I think also that once someone has gained a fairly well-informed, circumspect, and shrewd view of politics, the truth combined with the immediacy will always make it look like the worst era ever. For example, while we’re reflecting back on the Reagan years, the administration benefits favorable from the fact that, well, we survived. We didn’t get incinerated in a nuclear holocaust, the US economy didn’t go in the tank, and gamblers are rewarded. We don’t yet know whether Bush’s gambles will yield dividends although it is looking like he may well break even (if you don’t count losses in Iraq, which nobody really seems interested in counting).

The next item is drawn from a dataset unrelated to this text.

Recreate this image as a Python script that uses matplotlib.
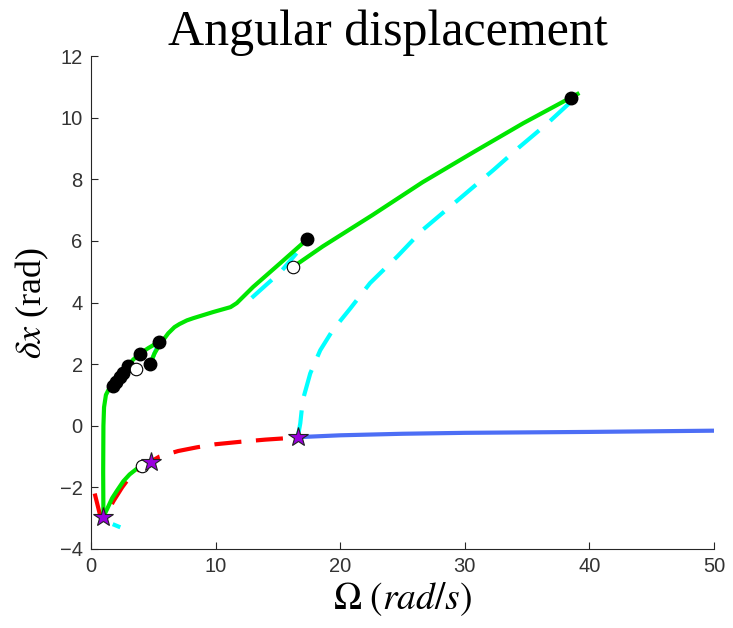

Do you think it may have had something to do with Michael Moore and gay marriage?

If Michael Moore did his bat-shit crazy stuff in support of Bush, he’d slip very nicely into Rove’s spot with some sort of medal around his neck.

Say whatever you please, the Dems need to sit down and take a long, hard look at their party. They lost two presidential elections to a candidate as weak as George Bush Jr., and they need very badly to learn something from that.

They should start by listening to white, working class voters and stop dismissing us as a bunch of racist, sexist, homophobic yahoos.

Perhaps it did, but if you are contending that a majority of Bush voters cast their ballots for the nincompoop-in-chief primarily because they don’t like what Michael Moore has to say, or the notion of gays getting married, are you perfectly OK with that? Are there not more important issues on which to base one’s vote?

I guess I fit the OP’s constraints of age and political orientation, and IMO for an equivalent sense of an executive run completely amok whilst busily shoveling out truckloads of divisive, hate-filled, half-true pap tailored for the easily paranoid, you really have to go back to the Nixon administration. The Reagan years were practically a gilded fucking age by comparison.

And where do the Dems go if so many voted for Bush on a factually incorrect basis (pdf)? Must they start lying too?